— start DATA PROVIDED —
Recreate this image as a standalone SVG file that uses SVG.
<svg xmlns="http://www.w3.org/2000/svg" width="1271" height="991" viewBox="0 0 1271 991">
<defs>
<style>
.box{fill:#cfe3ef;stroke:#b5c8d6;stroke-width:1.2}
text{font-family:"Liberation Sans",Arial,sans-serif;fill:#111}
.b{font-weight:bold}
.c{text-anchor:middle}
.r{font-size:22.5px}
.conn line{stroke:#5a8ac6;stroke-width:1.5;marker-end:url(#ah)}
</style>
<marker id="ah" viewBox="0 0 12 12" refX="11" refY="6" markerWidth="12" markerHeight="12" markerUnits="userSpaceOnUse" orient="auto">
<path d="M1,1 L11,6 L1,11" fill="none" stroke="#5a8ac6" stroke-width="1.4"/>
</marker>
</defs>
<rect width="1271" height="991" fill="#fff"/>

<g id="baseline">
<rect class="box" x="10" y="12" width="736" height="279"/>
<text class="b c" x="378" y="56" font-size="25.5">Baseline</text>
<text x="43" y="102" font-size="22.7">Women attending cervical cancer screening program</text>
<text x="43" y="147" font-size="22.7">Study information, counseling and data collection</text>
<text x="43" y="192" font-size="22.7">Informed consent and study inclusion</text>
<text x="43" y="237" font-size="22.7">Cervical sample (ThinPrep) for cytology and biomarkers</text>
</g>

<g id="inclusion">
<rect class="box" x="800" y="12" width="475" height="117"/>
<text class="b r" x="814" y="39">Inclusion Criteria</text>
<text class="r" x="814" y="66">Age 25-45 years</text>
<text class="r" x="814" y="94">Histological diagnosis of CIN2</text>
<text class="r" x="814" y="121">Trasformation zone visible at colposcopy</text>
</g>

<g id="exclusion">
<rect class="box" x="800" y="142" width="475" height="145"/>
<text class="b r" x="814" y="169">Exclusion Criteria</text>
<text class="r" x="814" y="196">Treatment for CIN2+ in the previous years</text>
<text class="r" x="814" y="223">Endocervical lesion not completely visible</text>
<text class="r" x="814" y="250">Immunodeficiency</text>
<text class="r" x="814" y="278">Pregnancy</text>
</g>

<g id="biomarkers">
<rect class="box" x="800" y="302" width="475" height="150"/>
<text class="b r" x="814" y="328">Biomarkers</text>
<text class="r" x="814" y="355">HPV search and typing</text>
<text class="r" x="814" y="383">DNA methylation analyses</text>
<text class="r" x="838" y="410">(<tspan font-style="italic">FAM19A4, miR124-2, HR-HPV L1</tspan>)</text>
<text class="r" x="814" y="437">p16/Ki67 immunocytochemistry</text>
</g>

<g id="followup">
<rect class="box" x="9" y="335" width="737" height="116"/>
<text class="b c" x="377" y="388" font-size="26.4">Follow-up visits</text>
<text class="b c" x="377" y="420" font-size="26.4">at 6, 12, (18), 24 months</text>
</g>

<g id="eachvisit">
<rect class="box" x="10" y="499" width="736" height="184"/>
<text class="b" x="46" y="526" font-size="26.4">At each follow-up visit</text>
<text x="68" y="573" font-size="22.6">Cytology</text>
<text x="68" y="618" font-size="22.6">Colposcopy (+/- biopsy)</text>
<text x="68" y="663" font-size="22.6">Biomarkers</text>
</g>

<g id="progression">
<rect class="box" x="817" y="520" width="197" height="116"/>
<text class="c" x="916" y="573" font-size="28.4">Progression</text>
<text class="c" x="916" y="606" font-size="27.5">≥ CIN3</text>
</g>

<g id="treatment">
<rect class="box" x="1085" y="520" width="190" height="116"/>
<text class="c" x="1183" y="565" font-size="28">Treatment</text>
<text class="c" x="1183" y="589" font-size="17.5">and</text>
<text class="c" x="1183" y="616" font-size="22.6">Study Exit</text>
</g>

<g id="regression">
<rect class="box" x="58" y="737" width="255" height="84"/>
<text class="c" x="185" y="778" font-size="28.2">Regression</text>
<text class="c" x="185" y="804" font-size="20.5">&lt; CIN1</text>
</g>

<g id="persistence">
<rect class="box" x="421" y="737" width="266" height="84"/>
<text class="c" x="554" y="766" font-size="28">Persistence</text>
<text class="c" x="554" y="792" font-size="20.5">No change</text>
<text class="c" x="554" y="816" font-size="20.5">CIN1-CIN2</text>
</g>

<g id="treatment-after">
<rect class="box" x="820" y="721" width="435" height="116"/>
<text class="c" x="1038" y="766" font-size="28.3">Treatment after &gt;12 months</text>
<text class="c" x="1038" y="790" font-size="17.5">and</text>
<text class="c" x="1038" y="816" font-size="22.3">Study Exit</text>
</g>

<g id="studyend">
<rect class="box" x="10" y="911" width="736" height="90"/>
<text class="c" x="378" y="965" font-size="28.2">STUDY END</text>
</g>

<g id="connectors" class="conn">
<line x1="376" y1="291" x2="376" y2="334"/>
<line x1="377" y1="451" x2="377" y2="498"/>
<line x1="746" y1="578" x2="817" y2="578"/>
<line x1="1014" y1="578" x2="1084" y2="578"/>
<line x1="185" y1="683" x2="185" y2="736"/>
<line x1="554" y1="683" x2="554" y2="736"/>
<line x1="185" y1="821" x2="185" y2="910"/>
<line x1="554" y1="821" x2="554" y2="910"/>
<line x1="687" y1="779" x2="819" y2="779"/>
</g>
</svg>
— end DATA PROVIDED —
◆ STATED TASK: Repeat the listing above without any change.

◆ RESULT OF THIS TASK:
Recreate this image as a standalone SVG file that uses SVG.
<svg xmlns="http://www.w3.org/2000/svg" width="1271" height="991" viewBox="0 0 1271 991">
<defs>
<style>
.box{fill:#cfe3ef;stroke:#b5c8d6;stroke-width:1.2}
text{font-family:"Liberation Sans",Arial,sans-serif;fill:#111}
.b{font-weight:bold}
.c{text-anchor:middle}
.r{font-size:22.5px}
.conn line{stroke:#5a8ac6;stroke-width:1.5;marker-end:url(#ah)}
</style>
<marker id="ah" viewBox="0 0 12 12" refX="11" refY="6" markerWidth="12" markerHeight="12" markerUnits="userSpaceOnUse" orient="auto">
<path d="M1,1 L11,6 L1,11" fill="none" stroke="#5a8ac6" stroke-width="1.4"/>
</marker>
</defs>
<rect width="1271" height="991" fill="#fff"/>

<g id="baseline">
<rect class="box" x="10" y="12" width="736" height="279"/>
<text class="b c" x="378" y="56" font-size="25.5">Baseline</text>
<text x="43" y="102" font-size="22.7">Women attending cervical cancer screening program</text>
<text x="43" y="147" font-size="22.7">Study information, counseling and data collection</text>
<text x="43" y="192" font-size="22.7">Informed consent and study inclusion</text>
<text x="43" y="237" font-size="22.7">Cervical sample (ThinPrep) for cytology and biomarkers</text>
</g>

<g id="inclusion">
<rect class="box" x="800" y="12" width="475" height="117"/>
<text class="b r" x="814" y="39">Inclusion Criteria</text>
<text class="r" x="814" y="66">Age 25-45 years</text>
<text class="r" x="814" y="94">Histological diagnosis of CIN2</text>
<text class="r" x="814" y="121">Trasformation zone visible at colposcopy</text>
</g>

<g id="exclusion">
<rect class="box" x="800" y="142" width="475" height="145"/>
<text class="b r" x="814" y="169">Exclusion Criteria</text>
<text class="r" x="814" y="196">Treatment for CIN2+ in the previous years</text>
<text class="r" x="814" y="223">Endocervical lesion not completely visible</text>
<text class="r" x="814" y="250">Immunodeficiency</text>
<text class="r" x="814" y="278">Pregnancy</text>
</g>

<g id="biomarkers">
<rect class="box" x="800" y="302" width="475" height="150"/>
<text class="b r" x="814" y="328">Biomarkers</text>
<text class="r" x="814" y="355">HPV search and typing</text>
<text class="r" x="814" y="383">DNA methylation analyses</text>
<text class="r" x="838" y="410">(<tspan font-style="italic">FAM19A4, miR124-2, HR-HPV L1</tspan>)</text>
<text class="r" x="814" y="437">p16/Ki67 immunocytochemistry</text>
</g>

<g id="followup">
<rect class="box" x="9" y="335" width="737" height="116"/>
<text class="b c" x="377" y="388" font-size="26.4">Follow-up visits</text>
<text class="b c" x="377" y="420" font-size="26.4">at 6, 12, (18), 24 months</text>
</g>

<g id="eachvisit">
<rect class="box" x="10" y="499" width="736" height="184"/>
<text class="b" x="46" y="526" font-size="26.4">At each follow-up visit</text>
<text x="68" y="573" font-size="22.6">Cytology</text>
<text x="68" y="618" font-size="22.6">Colposcopy (+/- biopsy)</text>
<text x="68" y="663" font-size="22.6">Biomarkers</text>
</g>

<g id="progression">
<rect class="box" x="817" y="520" width="197" height="116"/>
<text class="c" x="916" y="573" font-size="28.4">Progression</text>
<text class="c" x="916" y="606" font-size="27.5">≥ CIN3</text>
</g>

<g id="treatment">
<rect class="box" x="1085" y="520" width="190" height="116"/>
<text class="c" x="1183" y="565" font-size="28">Treatment</text>
<text class="c" x="1183" y="589" font-size="17.5">and</text>
<text class="c" x="1183" y="616" font-size="22.6">Study Exit</text>
</g>

<g id="regression">
<rect class="box" x="58" y="737" width="255" height="84"/>
<text class="c" x="185" y="778" font-size="28.2">Regression</text>
<text class="c" x="185" y="804" font-size="20.5">&lt; CIN1</text>
</g>

<g id="persistence">
<rect class="box" x="421" y="737" width="266" height="84"/>
<text class="c" x="554" y="766" font-size="28">Persistence</text>
<text class="c" x="554" y="792" font-size="20.5">No change</text>
<text class="c" x="554" y="816" font-size="20.5">CIN1-CIN2</text>
</g>

<g id="treatment-after">
<rect class="box" x="820" y="721" width="435" height="116"/>
<text class="c" x="1038" y="766" font-size="28.3">Treatment after &gt;12 months</text>
<text class="c" x="1038" y="790" font-size="17.5">and</text>
<text class="c" x="1038" y="816" font-size="22.3">Study Exit</text>
</g>

<g id="studyend">
<rect class="box" x="10" y="911" width="736" height="90"/>
<text class="c" x="378" y="965" font-size="28.2">STUDY END</text>
</g>

<g id="connectors" class="conn">
<line x1="376" y1="291" x2="376" y2="334"/>
<line x1="377" y1="451" x2="377" y2="498"/>
<line x1="746" y1="578" x2="817" y2="578"/>
<line x1="1014" y1="578" x2="1084" y2="578"/>
<line x1="185" y1="683" x2="185" y2="736"/>
<line x1="554" y1="683" x2="554" y2="736"/>
<line x1="185" y1="821" x2="185" y2="910"/>
<line x1="554" y1="821" x2="554" y2="910"/>
<line x1="687" y1="779" x2="819" y2="779"/>
</g>
</svg>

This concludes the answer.